I do not think that in our age, we are wiser than our ancestors. If we are, then how come there were 2 great world wars in the last century? We may be faster (think broadband), stronger (tanks and military equipments) and healthier (better healthcare facilities), but we are certainly not more rational than our forefathers. Parents may send their children to tuition after school hours which may only make them smarter but not wiser! Attributes like tolerance, love, kindness, losing one's life in order to find it etc, can only be learned in real life stage.
However, I must confess that there is one field that we have picked up in the past century which the ancients had not - and that is human psychology.

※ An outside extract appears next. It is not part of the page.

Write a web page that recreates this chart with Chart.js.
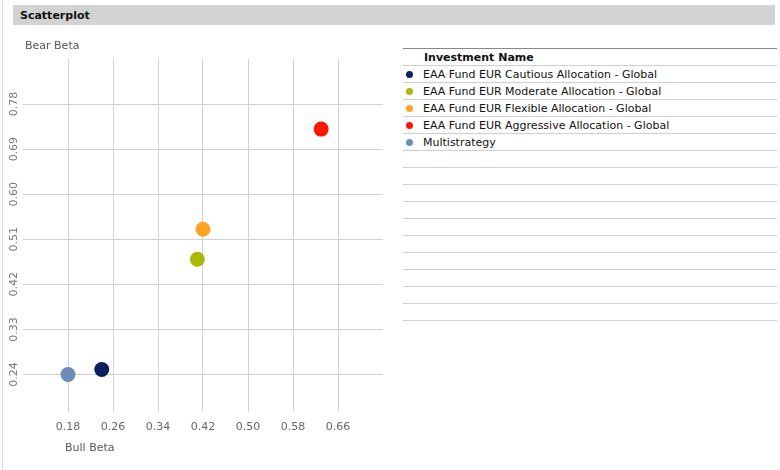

Aristotle spent much of his life examining nature. His writings were consumed with little animals, elephants and how much they eat, human anatomy - well, just things of this world. He laid the foundation for medical and biological science. Aristotle, in fact, said very little about the soul, the heavens, life of devotion etc which are of prime concern for a religious person. What he did say was that if humans were the most superior living beings on earth, then we would do well to study human life itself, in this sense what we know to be psychology today.
There seem to be a psychological explanation for everything that we do. Humans have needs that sometimes drive us into religion. There is also the subconscious. Dreams sometimes allow us to do what we cannot do in real life. Even society as a whole has a need (like individual needs) that brings them together.
The journey to heaven is not by way of understanding human psychology (the emotions) or serious study of philosophy (the intellect). But we must always keep these two subjects in mind as we go along. Pascal did say that every rational being must admit that at the end of human reasoning, there is still a huge gap between reason and the heavens.